The Mudcat Café TM
Thread #128220   Message #3099733
Posted By: GUEST
21-Feb-11 - 10:48 AM
Thread Name: The Advent and Development of Chanties
Subject: RE: The Advent and Development of Chanties
Yes, Gibb, thanks for posting this. It's a long overdue statement of reality. And how ironic it is that the reorientation of the shanty toward English ethnicity has been carried out by performers of (I'd say) overwhelmingly multiethnic sympathies.

As you suggest, of course, it's been done unitentionally and unwittingly. English sailors indeed sang shanties, and most of the revival performers you mention were English. If they wanted to sing shanties, what could they have done? Well, of course, they could have gone out of their way to affect American and Caribbean accents, but we all know where that leads artistically.

A few points: if anything, the presumed "English ethnicity" of most shantying may now be moving toward a stereotyped "Irish ethnicity," partly for the comparable reason that many real shantymen were Irish
and partly for the commercial reason that for much of the public (particularly since the commercial success of Riverdance), trad = Celtic = Irish.

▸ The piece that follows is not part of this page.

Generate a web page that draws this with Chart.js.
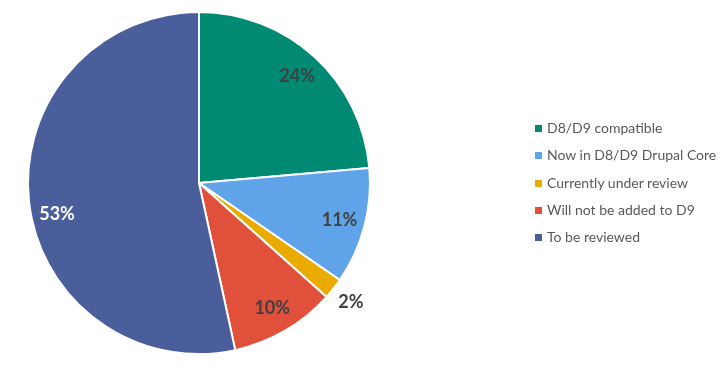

(The presumably lesser but real influence of Scots shantymen too is shown by the early adaptation and popularity of "Highland Laddie" as a shanty. And there's the unmistakably Welsh "Cosher Bailey.")

White American contributions to the genre (including, let's face it, the minstrel songs as we know them) get divvied up between "English" and "African American."

Also, it seems to me that you treat the question of Hugill's source(s) for his 1961 version a little too handily. We really don't know whether - or by how much - he might have been influenced by Lloyd. Maybe the influence went the other way. If Lloyd was one of Hugill's sources for his song, it can only be because Lloyd's version struck Hugill as utterly believable. He may have "wanted to believe," as you put, but given Lloyd's reputation in the revival, he had no reason not to.

But that doesn't affect your larger point. Hugill says he first learned the song from Harding of Barbados, and his non-Lloyd verses support his claim. Presumably (in the light of earlier texts and of Hugill's presentation itself) Harding sang "bunch of roses," regardless of anything Hugill may have learned afterwards. Your significant point remains that the shanty is evidently an African-American/ Afro-British Caribbean creation and by no means simply "English," as it is now perceived. (I think I mentioned the new "English pyrate" lyrics elsewhere.)

I agree completely that any relationship between roses and Wellington's army is fanciful. "The Bonnie Bunch of Roses,O!" is unrelated to the shanty, unless the shantyman just liked the sound of the phrase. The roses in it come from the monarchical "English rose" based on the symbolic roses of York and Lancaster (and thus the House of Tudor). The Napoleonic song contrasts the "Bonnie Bunch of Roses" ("England, Scotland, Ireland...their unity can ne'er be broke") with the Russian Empire. No redcoats appear in either the song or the shanty.

But what I mean to say above all is that you've written an excellent article. Congratulations!